## What to work on
Write the lines out again, from the top of the material to the line containing "0.32, 0.34, 0.36];", pictures excluded.

## Given information
____
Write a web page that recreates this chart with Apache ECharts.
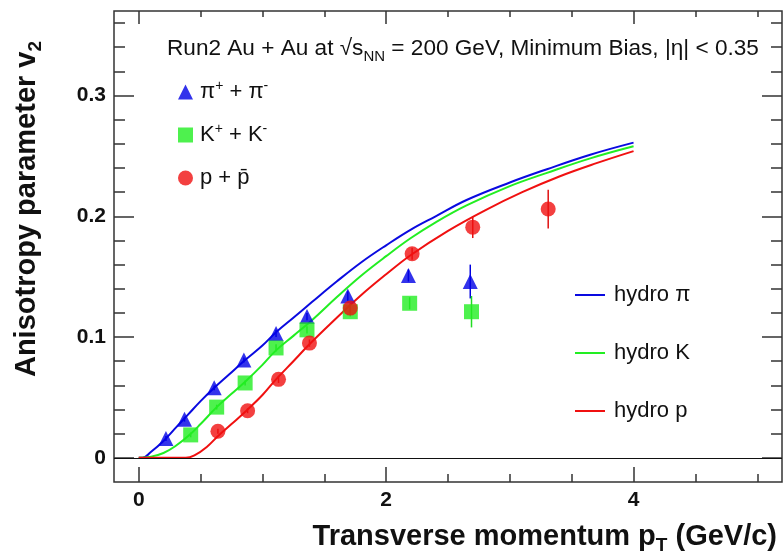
<!DOCTYPE html>
<html>
<head>
<meta charset="utf-8">
<script src="https://cdn.jsdelivr.net/npm/echarts@6/dist/echarts.min.js"></script>
<style>
  html, body { margin: 0; padding: 0; background: #fff; }
  #chart { width: 784px; height: 557px; }
</style>
</head>
<body>
<div id="chart"></div>
<script>
// measured points (pT, v2, error)
const pionPt = [0.22, 0.37, 0.61, 0.85, 1.11, 1.36, 1.69, 2.18, 2.68];
const pionV2 = [0.016, 0.032, 0.058, 0.081, 0.103, 0.117, 0.134, 0.151, 0.146];
const pionErr = [0.002, 0.002, 0.002, 0.002, 0.003, 0.003, 0.004, 0.005, 0.014];

const kaonPt = [0.42, 0.63, 0.86, 1.11, 1.36, 1.71, 2.19, 2.69];
const kaonV2 = [0.019, 0.042, 0.062, 0.091, 0.106, 0.121, 0.128, 0.121];
const kaonErr = [0.002, 0.002, 0.002, 0.003, 0.003, 0.004, 0.005, 0.013];

const protonPt = [0.64, 0.88, 1.13, 1.38, 1.71, 2.21, 2.70, 3.31];
const protonV2 = [0.022, 0.039, 0.065, 0.095, 0.124, 0.169, 0.191, 0.206];
const protonErr = [0.002, 0.002, 0.003, 0.003, 0.004, 0.005, 0.009, 0.016];

// hydro curves
const hydroPiPt = [0, 0.03, 0.1, 0.2, 0.3, 0.4, 0.5, 0.6, 0.73, 0.86, 1.0, 1.11, 1.25, 1.4, 1.6, 1.8, 2.0, 2.2, 2.4, 2.65, 3.0, 3.3, 3.65, 4.0];
const hydroPiV2 = [0, 0, 0.005, 0.014, 0.025, 0.036, 0.047, 0.057, 0.069, 0.081, 0.093, 0.104, 0.116, 0.129, 0.146, 0.162, 0.176, 0.189, 0.200, 0.2135, 0.228, 0.239, 0.251, 0.261];

const hydroKPt = [0, 0.1, 0.2, 0.3, 0.4, 0.5, 0.63, 0.75, 0.86, 1.0, 1.11, 1.25, 1.4, 1.6, 1.8, 2.0, 2.2, 2.4, 2.65, 3.0, 3.3, 3.65, 4.0];
const hydroKV2 = [0, 0.001, 0.004, 0.010, 0.018, 0.028, 0.042, 0.053, 0.063, 0.077, 0.089, 0.101, 0.114, 0.133, 0.151, 0.167, 0.182, 0.195, 0.209, 0.225, 0.236, 0.248, 0.258];

const hydroPPt = [0, 0.2, 0.38, 0.45, 0.55, 0.65, 0.75, 0.87, 1.0, 1.11, 1.25, 1.37, 1.55, 1.79, 2.0, 2.2, 2.5, 2.8, 3.1, 3.4, 3.7, 4.0];
const hydroPV2 = [0, 0, 0, 0.002, 0.009, 0.019, 0.028, 0.039, 0.052, 0.065, 0.080, 0.093, 0.111, 0.134, 0.152, 0.168, 0.188, 0.205, 0.220, 0.233, 0.244, 0.254];

// ticks
const xMajorTicks = [0, 2, 4];
const xMinorTicks = [0.5, 1, 1.5, 2.5, 3, 3.5, 4.5, 5];
const yMajorTicks = [0, 0.1, 0.2, 0.3];
const yMinorTicks = [0.02, 0.04, 0.06, 0.08, 0.12, 0.14, 0.16, 0.18, 0.22, 0.24, 0.26, 0.28, 0.32, 0.34, 0.36];

const pairs = (xs, ys, es) => xs.map((x, i) => es ? [x, ys[i], es[i]] : [x, ys[i]]);

const FONT = 'Arial, "Liberation Sans", Helvetica, sans-serif';
const frameColor = '#333';
const blue = '#0a0ae0', green = '#22ee22', red = '#f01010';

function errBar(color) {
	return function (params, api) {
		const x = api.value(0), y = api.value(1), e = api.value(2);
		const a = api.coord([x, y + e]);
		const b = api.coord([x, y - e]);
		return {
			type: 'line',
			shape: { x1: a[0], y1: a[1], x2: b[0], y2: b[1] },
			style: { stroke: color, lineWidth: 1.5 }
		};
	};
}

function xAx(pos, ticks, len, labels) {
	return {
		type: 'value', min: -0.2, max: 5.2, position: pos,
		axisLine: { show: false, onZero: false },
		splitLine: { show: false },
		axisTick: { show: true, inside: true, length: len, customValues: ticks, lineStyle: { color: frameColor, width: 1.5 } },
		axisLabel: labels ? {
			show: true, customValues: ticks, margin: 8,
			fontFamily: FONT, fontWeight: 'bold', fontSize: 21, color: '#111'
		} : { show: false }
	};
}

function yAx(pos, ticks, len, labels) {
	return {
		type: 'value', min: -0.02, max: 0.37, position: pos,
		axisLine: { show: false, onZero: false },
		splitLine: { show: false },
		axisTick: { show: true, inside: true, length: len, customValues: ticks, lineStyle: { color: frameColor, width: 1.5 } },
		axisLabel: labels ? {
			show: true, customValues: ticks, margin: 8,
			fontFamily: FONT, fontWeight: 'bold', fontSize: 21, color: '#111',
			formatter: v => (Math.abs(v) < 1e-9 ? '0' : v.toFixed(1))
		} : { show: false }
	};
}

const chart = echarts.init(document.getElementById('chart'));
chart.setOption({
	backgroundColor: '#fff',
	animation: false,
	title: {
		left: 162, top: 29,
		text: 'Run2 Au + Au at √s{sub|NN} = 200 GeV, Minimum Bias, |η| < 0.35',
		textStyle: {
			fontFamily: FONT, fontWeight: 'normal', fontSize: 22.6, lineHeight: 30, color: '#111',
			rich: { sub: { fontFamily: FONT, fontSize: 15, lineHeight: 15, verticalAlign: 'bottom', color: '#111' } }
		}
	},
	grid: {
		left: 114, right: 2, top: 11, bottom: 75,
		show: true, borderColor: frameColor, borderWidth: 1.5,
		containLabel: false, outerBoundsMode: 'none'
	},
	xAxis: [
		xAx('bottom', xMajorTicks, 15, true),
		xAx('bottom', xMinorTicks, 8, false),
		xAx('top', xMajorTicks, 13, false),
		xAx('top', xMinorTicks, 6, false)
	],
	yAxis: [
		yAx('left', yMajorTicks, 20, true),
		yAx('left', yMinorTicks, 11, false),
		yAx('right', yMajorTicks, 20, false),
		yAx('right', yMinorTicks, 11, false)
	],
	legend: [{
		data: ['pion', 'kaon', 'proton'],
		orient: 'vertical', left: 173, top: 74,
		itemWidth: 15, itemHeight: 15, itemGap: 17,
		formatter: name => ({
			pion: 'π{sup|+} + π{sup|-}',
			kaon: 'K{sup|+} + K{sup|-}',
			proton: 'p + p\u0304'
		})[name],
		textStyle: {
			fontFamily: FONT, fontSize: 22, lineHeight: 26, color: '#111', padding: [0, 0, 0, 2],
			rich: { sup: { fontFamily: FONT, fontSize: 14, lineHeight: 14, verticalAlign: 'top', color: '#111' } }
		}
	}, {
		data: ['hydro π', 'hydro K', 'hydro p'],
		orient: 'vertical', left: 570, top: 277,
		icon: 'rect', itemWidth: 30, itemHeight: 2, itemGap: 32,
		textStyle: { fontFamily: FONT, fontSize: 22, lineHeight: 26, color: '#111', padding: [0, 0, 0, 4] }
	}],
	graphic: [{
		type: 'text', x: 27, y: 209, rotation: Math.PI / 2,
		style: {
			text: 'Anisotropy parameter v{sub|2}',
			fontFamily: FONT, fontWeight: 'bold', fontSize: 29, lineHeight: 36, fill: '#111',
			align: 'center', verticalAlign: 'middle',
			rich: { sub: { fontFamily: FONT, fontWeight: 'bold', fontSize: 19, lineHeight: 19, verticalAlign: 'bottom', fill: '#111' } }
		}
	}, {
		type: 'text', right: 7, top: 519,
		style: {
			text: 'Transverse momentum p{sub|T} (GeV/c)',
			fontFamily: FONT, fontWeight: 'bold', fontSize: 29, lineHeight: 36, fill: '#111',
			rich: { sub: { fontFamily: FONT, fontWeight: 'bold', fontSize: 19, lineHeight: 19, verticalAlign: 'bottom', fill: '#111' } }
		}
	}],
	series: [{
		name: 'hydro π', type: 'line', data: pairs(hydroPiPt, hydroPiV2),
		smooth: 0.4, symbol: 'none', color: blue, lineStyle: { color: blue, width: 2 },
		markLine: {
			silent: true, symbol: 'none', label: { show: false },
			lineStyle: { color: '#111', width: 1.2, type: 'solid' },
			data: [{ yAxis: 0 }]
		}
	}, {
		name: 'hydro K', type: 'line', data: pairs(hydroKPt, hydroKV2),
		smooth: 0.4, symbol: 'none', color: green, lineStyle: { color: green, width: 2 }
	}, {
		name: 'hydro p', type: 'line', data: pairs(hydroPPt, hydroPV2),
		smooth: 0.4, symbol: 'none', color: red, lineStyle: { color: red, width: 2 }
	}, {
		name: 'pion', type: 'scatter', symbol: 'triangle', symbolSize: 15,
		itemStyle: { color: '#0000e6' }, data: pairs(pionPt, pionV2), z: 4
	}, {
		name: 'kaon', type: 'scatter', symbol: 'rect', symbolSize: 15,
		itemStyle: { color: '#22ee22' }, data: pairs(kaonPt, kaonV2), z: 4
	}, {
		name: 'proton', type: 'scatter', symbol: 'circle', symbolSize: 15,
		itemStyle: { color: '#f01010' }, data: pairs(protonPt, protonV2), z: 4
	}, {
		name: 'pion err', type: 'custom', renderItem: errBar('#0000e0'),
		data: pairs(pionPt, pionV2, pionErr), z: 3
	}, {
		name: 'kaon err', type: 'custom', renderItem: errBar('#22dd22'),
		data: pairs(kaonPt, kaonV2, kaonErr), z: 3
	}, {
		name: 'proton err', type: 'custom', renderItem: errBar('#e01010'),
		data: pairs(protonPt, protonV2, protonErr), z: 3
	}]
});
</script>
</body>
</html>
____
## Response
Write a web page that recreates this chart with Apache ECharts.
<!DOCTYPE html>
<html>
<head>
<meta charset="utf-8">
<script src="https://cdn.jsdelivr.net/npm/echarts@6/dist/echarts.min.js"></script>
<style>
  html, body { margin: 0; padding: 0; background: #fff; }
  #chart { width: 784px; height: 557px; }
</style>
</head>
<body>
<div id="chart"></div>
<script>
// measured points (pT, v2, error)
const pionPt = [0.22, 0.37, 0.61, 0.85, 1.11, 1.36, 1.69, 2.18, 2.68];
const pionV2 = [0.016, 0.032, 0.058, 0.081, 0.103, 0.117, 0.134, 0.151, 0.146];
const pionErr = [0.002, 0.002, 0.002, 0.002, 0.003, 0.003, 0.004, 0.005, 0.014];

const kaonPt = [0.42, 0.63, 0.86, 1.11, 1.36, 1.71, 2.19, 2.69];
const kaonV2 = [0.019, 0.042, 0.062, 0.091, 0.106, 0.121, 0.128, 0.121];
const kaonErr = [0.002, 0.002, 0.002, 0.003, 0.003, 0.004, 0.005, 0.013];

const protonPt = [0.64, 0.88, 1.13, 1.38, 1.71, 2.21, 2.70, 3.31];
const protonV2 = [0.022, 0.039, 0.065, 0.095, 0.124, 0.169, 0.191, 0.206];
const protonErr = [0.002, 0.002, 0.003, 0.003, 0.004, 0.005, 0.009, 0.016];

// hydro curves
const hydroPiPt = [0, 0.03, 0.1, 0.2, 0.3, 0.4, 0.5, 0.6, 0.73, 0.86, 1.0, 1.11, 1.25, 1.4, 1.6, 1.8, 2.0, 2.2, 2.4, 2.65, 3.0, 3.3, 3.65, 4.0];
const hydroPiV2 = [0, 0, 0.005, 0.014, 0.025, 0.036, 0.047, 0.057, 0.069, 0.081, 0.093, 0.104, 0.116, 0.129, 0.146, 0.162, 0.176, 0.189, 0.200, 0.2135, 0.228, 0.239, 0.251, 0.261];

const hydroKPt = [0, 0.1, 0.2, 0.3, 0.4, 0.5, 0.63, 0.75, 0.86, 1.0, 1.11, 1.25, 1.4, 1.6, 1.8, 2.0, 2.2, 2.4, 2.65, 3.0, 3.3, 3.65, 4.0];
const hydroKV2 = [0, 0.001, 0.004, 0.010, 0.018, 0.028, 0.042, 0.053, 0.063, 0.077, 0.089, 0.101, 0.114, 0.133, 0.151, 0.167, 0.182, 0.195, 0.209, 0.225, 0.236, 0.248, 0.258];

const hydroPPt = [0, 0.2, 0.38, 0.45, 0.55, 0.65, 0.75, 0.87, 1.0, 1.11, 1.25, 1.37, 1.55, 1.79, 2.0, 2.2, 2.5, 2.8, 3.1, 3.4, 3.7, 4.0];
const hydroPV2 = [0, 0, 0, 0.002, 0.009, 0.019, 0.028, 0.039, 0.052, 0.065, 0.080, 0.093, 0.111, 0.134, 0.152, 0.168, 0.188, 0.205, 0.220, 0.233, 0.244, 0.254];

// ticks
const xMajorTicks = [0, 2, 4];
const xMinorTicks = [0.5, 1, 1.5, 2.5, 3, 3.5, 4.5, 5];
const yMajorTicks = [0, 0.1, 0.2, 0.3];
const yMinorTicks = [0.02, 0.04, 0.06, 0.08, 0.12, 0.14, 0.16, 0.18, 0.22, 0.24, 0.26, 0.28, 0.32, 0.34, 0.36];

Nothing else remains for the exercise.